For the past few years I have used my design skills to help friend’s out with baby shower invites, birth announcements and kids birthday invitations. Usually I don’t mind spending my time and resources to help a friend plan a big event for her little one. My motto has always been that what goes around, comes around. When we get our baby I’ll have friends beating the door down to offer their creative services. Right?
This was all fine until my baby died. In a few more weeks I would have been making invitations for my baby shower. I would have been designing art for my nursery. I would have been toying with my birth announcement designs.

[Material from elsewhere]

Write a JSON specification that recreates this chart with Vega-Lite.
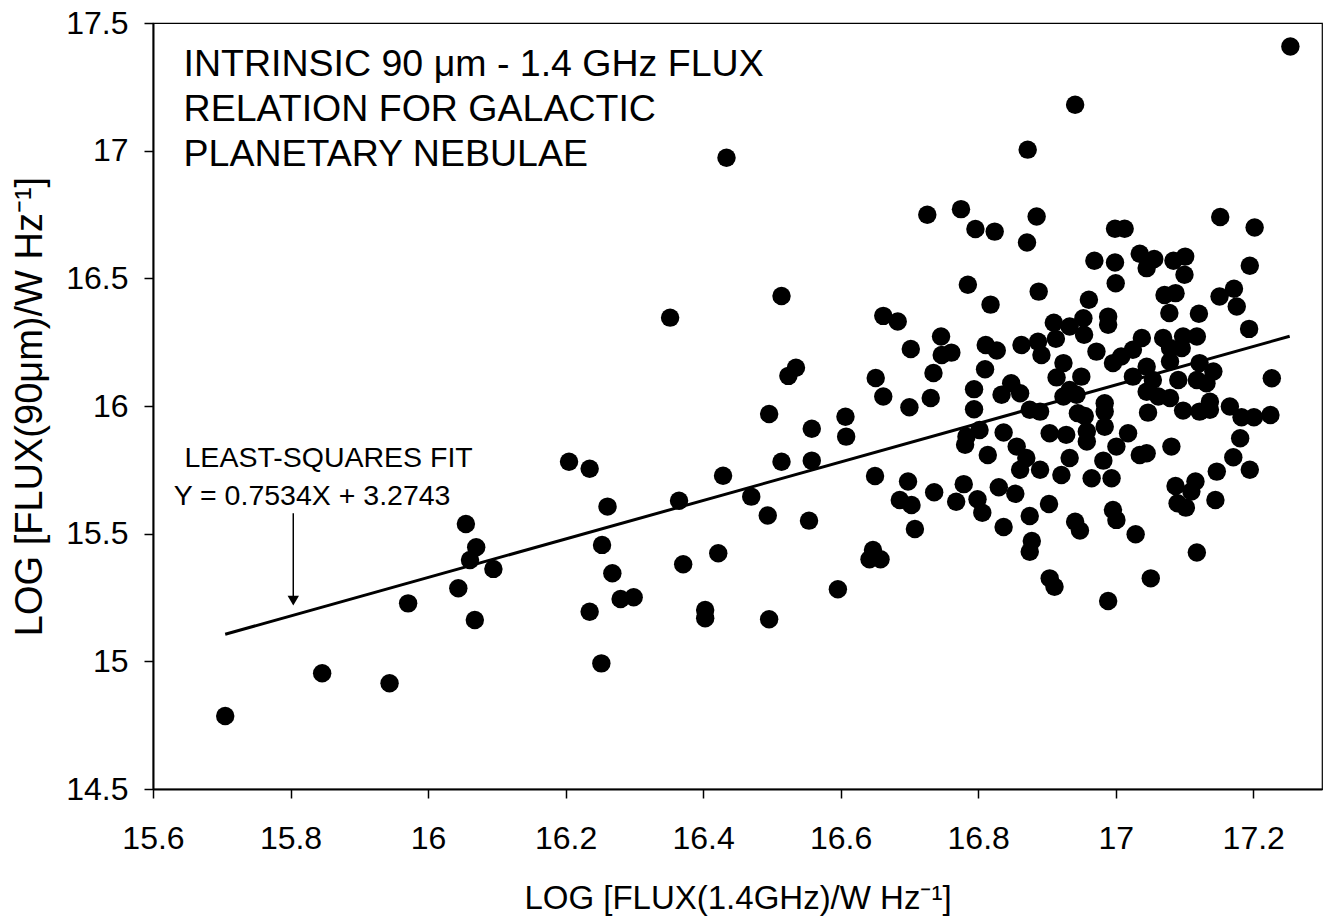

A really close friend has a two-year old and is now expecting baby No. 2. Last month she asked if I would design his 2nd birthday invitations. I think I was drinking at the time because it did not occur to me how hard this would be. I agreed and have since “forgotten” about it every weekend, every evening, every slow work day.
It is not that I don’t want to help her out, nor do I not want her kid’s birthday to be super special. Auntie Belle loves that kid so much. Of course she wants him to have another kick-ass invitation in his scrapbook.
But… I am finding it so damn hard to do anything involving other people’s children right now. It’s hard enough to be around them during parties and dinners, let alone to sit in my empty house, in the room I dub my sewing room which is really supposed to be my baby’s room, and spend my barren time designing invitations to celebrate another woman’s joy.
It sucks. It hurts. It makes me want to crawl under a rock and not come out until everyone I know is in menopause. Even worse, it makes me feel like a huge douche bag for having these thoughts. Why am I not over this yet? Why am I still so fucking angry at every pregnant belly, every child’s party, every mother and stroller?